Llegaron a la boya, ataron la chalupa a un cabo y subieron al barco de Manuel Trabazo, una gamela de casi cinco metros de eslora con un pequeño motor fueraborda. Una piedra sujeta al extremo de una cadena hacía las veces de ancla. Caldas se fijó en la madera pintada de azul celeste. Necesitaba una nueva mano. Pensó que no era la embarcación de un médico, sino la de un pescador.

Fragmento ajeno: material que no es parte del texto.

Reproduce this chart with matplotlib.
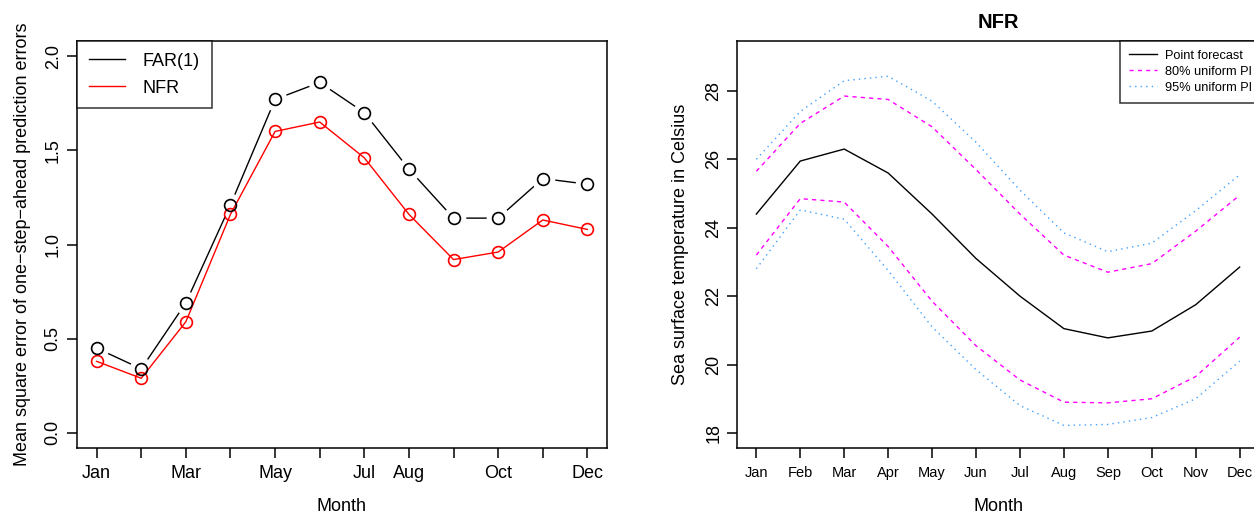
import numpy as np
import matplotlib
matplotlib.use("Agg")
import matplotlib.pyplot as plt

plt.rcParams['font.family'] = ['Liberation Sans', 'DejaVu Sans']

months = ["Jan", "Feb", "Mar", "Apr", "May", "Jun",
          "Jul", "Aug", "Sep", "Oct", "Nov", "Dec"]
left_shown = ["Jan", "Mar", "May", "Jul", "Aug", "Oct", "Dec"]

# left panel: MSE of one-step-ahead forecasts
far1 = [0.45, 0.34, 0.69, 1.21, 1.77, 1.86, 1.70, 1.40, 1.14, 1.14, 1.35, 1.32]
nfr = [0.38, 0.29, 0.59, 1.16, 1.60, 1.65, 1.46, 1.16, 0.92, 0.96, 1.13, 1.08]

# right panel: NFR forecast with uniform prediction intervals
point_fc = [24.40, 25.95, 26.30, 25.60, 24.40, 23.10, 22.00, 21.05, 20.78, 20.98, 21.75, 22.85]
pi80_up = [25.65, 27.05, 27.85, 27.75, 26.95, 25.70, 24.40, 23.20, 22.70, 22.95, 23.90, 24.95]
pi80_lo = [23.20, 24.85, 24.75, 23.45, 21.85, 20.55, 19.55, 18.90, 18.88, 19.00, 19.65, 20.80]
pi95_up = [26.00, 27.40, 28.30, 28.43, 27.70, 26.50, 25.10, 23.85, 23.30, 23.55, 24.50, 25.55]
pi95_lo = [22.80, 24.52, 24.25, 22.75, 21.10, 19.85, 18.80, 18.22, 18.25, 18.45, 19.00, 20.10]

x = np.arange(1, 13)
W, H = 1254, 515
fig = plt.figure(figsize=(W / 100, H / 100), dpi=100)


def r_style(ax):
    for s in ax.spines.values():
        s.set_linewidth(1.1)
        s.set_color("black")
    ax.tick_params(direction="out", length=7, width=1.1, color="black")
    plt.setp(ax.get_yticklabels(), rotation=90, va="center")


# ---- left panel ----
ax1 = fig.add_axes([77 / W, 1 - 448 / H, 530 / W, 407 / H])
ax1.plot(x, far1, color="black", lw=1.0, zorder=1)
ax1.plot(x, far1, ls="none", marker="o", ms=16, mfc="white", mec="white", zorder=2)
ax1.plot(x, nfr, color="red", lw=1.0, marker="o", ms=8.5, mfc="none", mew=1.2,
         zorder=3, label="NFR")
ax1.plot(x, far1, ls="none", marker="o", ms=8.5, mfc="none", mec="black", mew=1.2, zorder=4)
ax1.set_xlim(0.56, 12.44)
ax1.set_ylim(-0.08, 2.08)
ax1.set_yticks([0.0, 0.5, 1.0, 1.5, 2.0])
ax1.set_yticklabels(["0.0", "0.5", "1.0", "1.5", "2.0"], fontsize=13)
ax1.set_xticks(x)
ax1.set_xticklabels([m if m in left_shown else "" for m in months], fontsize=13)
ax1.tick_params(axis="x", pad=5)
ax1.tick_params(axis="y", pad=4)
ax1.set_xlabel("Month", fontsize=13, labelpad=12)
ax1.set_ylabel("Mean square error of one\u2212step\u2212ahead prediction errors",
               fontsize=13, labelpad=10)
h_far = plt.Line2D([], [], color="black", lw=1.0)
h_nfr = plt.Line2D([], [], color="red", lw=1.0)
leg1 = ax1.legend([h_far, h_nfr], ["FAR(1)", "NFR"], loc="upper left",
                  bbox_to_anchor=(0, 1), borderaxespad=0, fancybox=False,
                  edgecolor="black", fontsize=13, handlelength=2.0,
                  handletextpad=1.0, borderpad=0.65, labelspacing=0.55)
leg1.get_frame().set_linewidth(1.1)
r_style(ax1)

# ---- right panel ----
ax2 = fig.add_axes([737 / W, 1 - 448 / H, 522 / W, 407 / H])
ax2.plot(x, point_fc, color="black", lw=1.0, label="Point forecast")
ax2.plot(x, pi80_up, color="#FF00FF", lw=1.0, ls=(0, (3, 3)), label="80% uniform PI")
ax2.plot(x, pi80_lo, color="#FF00FF", lw=1.0, ls=(0, (3, 3)))
ax2.plot(x, pi95_up, color="#3FA0FF", lw=1.0, ls=(0, (1, 3)), label="95% uniform PI")
ax2.plot(x, pi95_lo, color="#3FA0FF", lw=1.0, ls=(0, (1, 3)))
ax2.set_xlim(0.56, 12.44)
ax2.set_ylim(17.56, 29.46)
ax2.set_yticks([18, 20, 22, 24, 26, 28])
ax2.set_yticklabels(["18", "20", "22", "24", "26", "28"], fontsize=13)
ax2.set_xticks(x)
ax2.set_xticklabels(months, fontsize=10.5)
ax2.tick_params(axis="x", pad=6)
ax2.set_xlabel("Month", fontsize=13, labelpad=13)
ax2.set_ylabel("Sea surface temperature in Celsius", fontsize=13, labelpad=12)
ax2.set_title("NFR", fontsize=14.5, fontweight="bold", pad=9)
leg2 = fig.legend(*ax2.get_legend_handles_labels(), loc="upper left",
                  bbox_to_anchor=(1120 / W, 1 - 41 / H), borderaxespad=0,
                  fancybox=False, edgecolor="black", fontsize=9.2,
                  handlelength=2.2, handletextpad=0.6, borderpad=0.7,
                  labelspacing=0.3)
leg2.get_frame().set_linewidth(1.1)
r_style(ax2)

fig.savefig("out.png", dpi=100)
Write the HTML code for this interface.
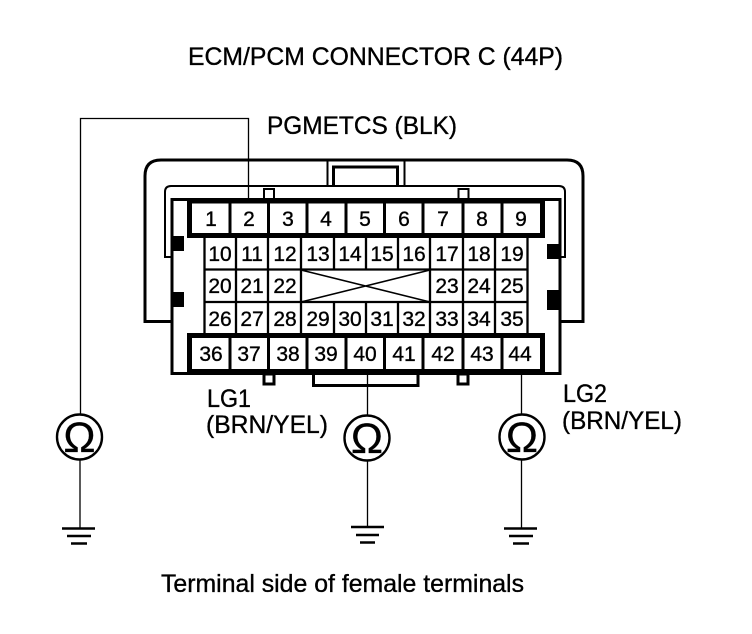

—El otro día, después de darte la fotografía de Sousa, me quedé rebuscando en los cajones de la cómoda. Encontré ésta —el médico se sacó una foto antigua del bolsillo y se la entregó al inspector—. Tus padres y yo. Pensé que te gustaría tenerla.

Ninguno de los tres debía de rebasar los treinta años. Estaban sentados en una escalera. Su madre en el centro, sonriendo entre los dos amigos.

Trabazo se agachó para conectar el depósito de gasolina y haló el tirador varias veces, hasta arrancar el motor.

Caldas, sin dejar de mirar el retrato, apoyó con fuerza los pies en el suelo que había comenzado a vibrar.

—¿Sabes que a veces se me olvida su cara? —dijo sentándose en el banco central de la gamela—. Hay noches que sueño con ella, sé que es mi madre, pero el rostro que veo no es suyo.

Trabazo soltó el cabo de la boya, se sentó en popa sujetando el brazo del motor y dijo:

—Con el tiempo todo se va, se olvida el rostro y se olvida la voz.

—¿Cómo? —preguntó Caldas, y el médico comenzó a canturrear:

Avec le temps, avec le temps, va, tout s’en va

—¿Quién cantaba eso…?

Trabazo giró su muñeca haciendo avanzar el barco entre las boyas.

—Léo Ferré —contestó—. A tu madre le encantaba.